Posted in Articles, Interviews, Media Archive, United States on 2016-06-18 19:44Z by Steven

Star Trek’s Zoe Saldana Drops the Mic

Allure
June 2016

Sarah Van Boven

She doesn’t shy away from confronting sexism. She doesn’t shy away from facing issues of race in Hollywood. In fact, Zoe Saldana doesn’t shy away. Full stop.

Zoe Saldana is talking shit. No, for real: “Everybody told me, ‘Oh, don’t worry, I know you hate changing diapers, but when you have your own kid…. Well, guess what? I had my own kids, and I will do whatever I need to do to not change a dirty diaper,” the 38-year-old star of this month’s Star Trek Beyond says of her now-19-month-old identical twin boys, Cy and Bowie. “A blowout? I can’t do it—I end up with shit everywhere! There is shit on the boy; there is shit on me; there is shit in my hair. And I’m like, How did this happen?”

How did this happen? How did the little girl from Queens who got shipped off to the Dominican Republic at nine years old when her father died suddenly and her mother needed to focus like a laser on supporting her family end up here, dropping an ice cube into the glass of pink champagne she’s having to celebrate wrapping up a photo shoot with Patrick Demarchelier? Well, first of all, you get the feeling that things don’t “happen” to Zoe Saldana. She wills them into existence with the same titanium-core determination that propelled her from her breakout role as a mouthy ballet student in the 2000 movie Center Stage straight through to her impressive current position of starring in not one, not two, but three blockbuster movie franchises that have already grossed a cumulative $4.4 billion worldwide (and that’s before the filming of Guardians of the Galaxy Vol. 2 has even wrapped or Avatar 2, 3, 4, or 5 has come to an IMAX anywhere near you). But enough about her hugely successful career. Saldana wants to get back to talking about her toddlers…

…Which brings us to a topic that has dogged Saldana for almost five years: her role as the iconic black singer in the recently released biopic Nina.

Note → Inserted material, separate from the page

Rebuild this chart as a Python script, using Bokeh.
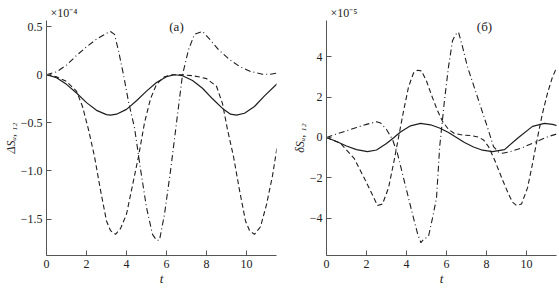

From her initial casting in 2012 to the first trailer on YouTube to the quiet, no-fanfare release of the film in April, Saldana has been pilloried online for having the audacity to play the dark-skinned, highly political singer. And after Saldana tweeted a quote from Simone, the singer’s estate tweeted, “Cool story but please take Nina’s name out of your mouth. For the rest of your life.” Saldana faces these criticisms, like everything else in her life, head-on.

“There’s no one way to be black,” she says quietly and slowly, clearly choosing her words carefully. “I’m black the way I know how to be. You have no idea who I am. I am black. I’m raising black men. Don’t you ever think you can look at me and address me with such disdain.”…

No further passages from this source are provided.